**WHAT TO PRODUCE**:
Output the first line of the listing and each line after it, up to and including the line that contains "(618,699) -- (746,699);", exactly as written, minus the pictures.

===== RECORDED INFORMATION

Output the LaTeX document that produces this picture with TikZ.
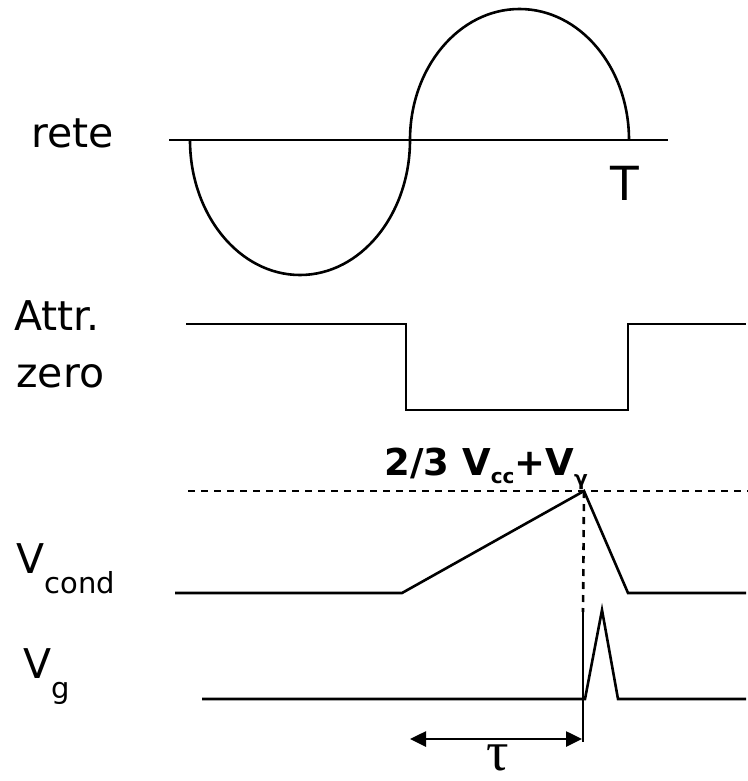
\documentclass[tikz,border=0pt]{standalone}
\usepackage{fontspec}
\setmainfont{DejaVu Sans}
\newfontfamily\taufont{Liberation Serif}
\usetikzlibrary{arrows.meta, positioning}

\newcommand{\lowsub}[2]{\raisebox{#1}{\fontsize{14.5}{16}\selectfont #2}}

\begin{document}
\begin{tikzpicture}[x=0.5pt, y=-0.5pt, line width=1.3pt,
  lbl/.style={inner sep=0pt, anchor=base west, font=\fontsize{20.5}{24}\selectfont},
  level/.style={dashed, dash pattern=on 3.5pt off 3pt},
  span/.style={{Triangle[length=8pt,width=7.5pt]}-{Triangle[length=8pt,width=7.5pt]}}]
\useasboundingbox (0,0) rectangle (748,781);

% Signal names
\node[lbl] (rete) at (30,148) {rete};
\node[lbl] (attr) at (13,330) {Attr.};
\node[lbl] (zero) at (15,387) {zero};
\node[lbl] (vcond) at (15,573) {V\lowsub{-10pt}{cond}};
\node[lbl] (vg) at (22,678) {V\lowsub{-10pt}{g}};

% Mains voltage
\coordinate (reteL) at (169,140);
\coordinate (reteR) at (668,140);
\draw (reteL) -- (reteR);
\draw (190,140) arc[start angle=180, end angle=0, x radius=110, y radius=135]
  arc[start angle=180, end angle=360, x radius=109.5, y radius=131];
\node[inner sep=0pt, anchor=base, font=\fontsize{23.5}{26}\selectfont] (T) at (625,200) {T};

% Zero crossing
\draw (186,324) -- (406,324) -- (406,410) -- (628,410) -- (628,324) -- (746,324);

% Threshold level
\coordinate (lvlL) at (188,491);
\coordinate (lvlR) at (748,491);
\draw[level] (lvlL) -- (lvlR);
\node[inner sep=0pt, anchor=base west, font=\bfseries\fontsize{18.5}{22}\selectfont] (soglia) at (383,475)
   {2/3 V\raisebox{-4pt}{\fontsize{10}{12}\selectfont\bfseries cc}+V\raisebox{-5pt}{\fontsize{10}{12}\selectfont\bfseries γ}};

% Capacitor voltage
\coordinate (peak) at (584,491);
\draw (175,593) -- (402,593) -- (peak) -- (628,593) -- (746,593);

% Marker
\coordinate (mark) at (583,612);
\coordinate (markB) at (583,742);
\draw[level] (peak) -- (mark);
\draw (mark) -- (markB);

% Gate pulse
\draw (202,699) -- (585,699) -- (602,610) -- (618,699) -- (746,699);

% Delay tau
\coordinate (tauL) at (410,739);
\coordinate (tauR) at (582,739);
\draw[span] (tauL) -- (tauR);
\node[inner sep=0pt, text depth=0pt, anchor=base, font=\taufont\fontsize{28}{30}\selectfont] (tau) at (498,770) {τ};
\end{tikzpicture}
\end{document}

==========

**WRITTEN RESPONSE**:
Output the LaTeX document that produces this picture with TikZ.
\documentclass[tikz,border=0pt]{standalone}
\usepackage{fontspec}
\setmainfont{DejaVu Sans}
\newfontfamily\taufont{Liberation Serif}
\usetikzlibrary{arrows.meta, positioning}

\newcommand{\lowsub}[2]{\raisebox{#1}{\fontsize{14.5}{16}\selectfont #2}}

\begin{document}
\begin{tikzpicture}[x=0.5pt, y=-0.5pt, line width=1.3pt,
  lbl/.style={inner sep=0pt, anchor=base west, font=\fontsize{20.5}{24}\selectfont},
  level/.style={dashed, dash pattern=on 3.5pt off 3pt},
  span/.style={{Triangle[length=8pt,width=7.5pt]}-{Triangle[length=8pt,width=7.5pt]}}]
\useasboundingbox (0,0) rectangle (748,781);

% Signal names
\node[lbl] (rete) at (30,148) {rete};
\node[lbl] (attr) at (13,330) {Attr.};
\node[lbl] (zero) at (15,387) {zero};
\node[lbl] (vcond) at (15,573) {V\lowsub{-10pt}{cond}};
\node[lbl] (vg) at (22,678) {V\lowsub{-10pt}{g}};

% Mains voltage
\coordinate (reteL) at (169,140);
\coordinate (reteR) at (668,140);
\draw (reteL) -- (reteR);
\draw (190,140) arc[start angle=180, end angle=0, x radius=110, y radius=135]
  arc[start angle=180, end angle=360, x radius=109.5, y radius=131];
\node[inner sep=0pt, anchor=base, font=\fontsize{23.5}{26}\selectfont] (T) at (625,200) {T};

% Zero crossing
\draw (186,324) -- (406,324) -- (406,410) -- (628,410) -- (628,324) -- (746,324);

% Threshold level
\coordinate (lvlL) at (188,491);
\coordinate (lvlR) at (748,491);
\draw[level] (lvlL) -- (lvlR);
\node[inner sep=0pt, anchor=base west, font=\bfseries\fontsize{18.5}{22}\selectfont] (soglia) at (383,475)
   {2/3 V\raisebox{-4pt}{\fontsize{10}{12}\selectfont\bfseries cc}+V\raisebox{-5pt}{\fontsize{10}{12}\selectfont\bfseries γ}};

% Capacitor voltage
\coordinate (peak) at (584,491);
\draw (175,593) -- (402,593) -- (peak) -- (628,593) -- (746,593);

% Marker
\coordinate (mark) at (583,612);
\coordinate (markB) at (583,742);
\draw[level] (peak) -- (mark);
\draw (mark) -- (markB);

% Gate pulse
\draw (202,699) -- (585,699) -- (602,610) -- (618,699) -- (746,699);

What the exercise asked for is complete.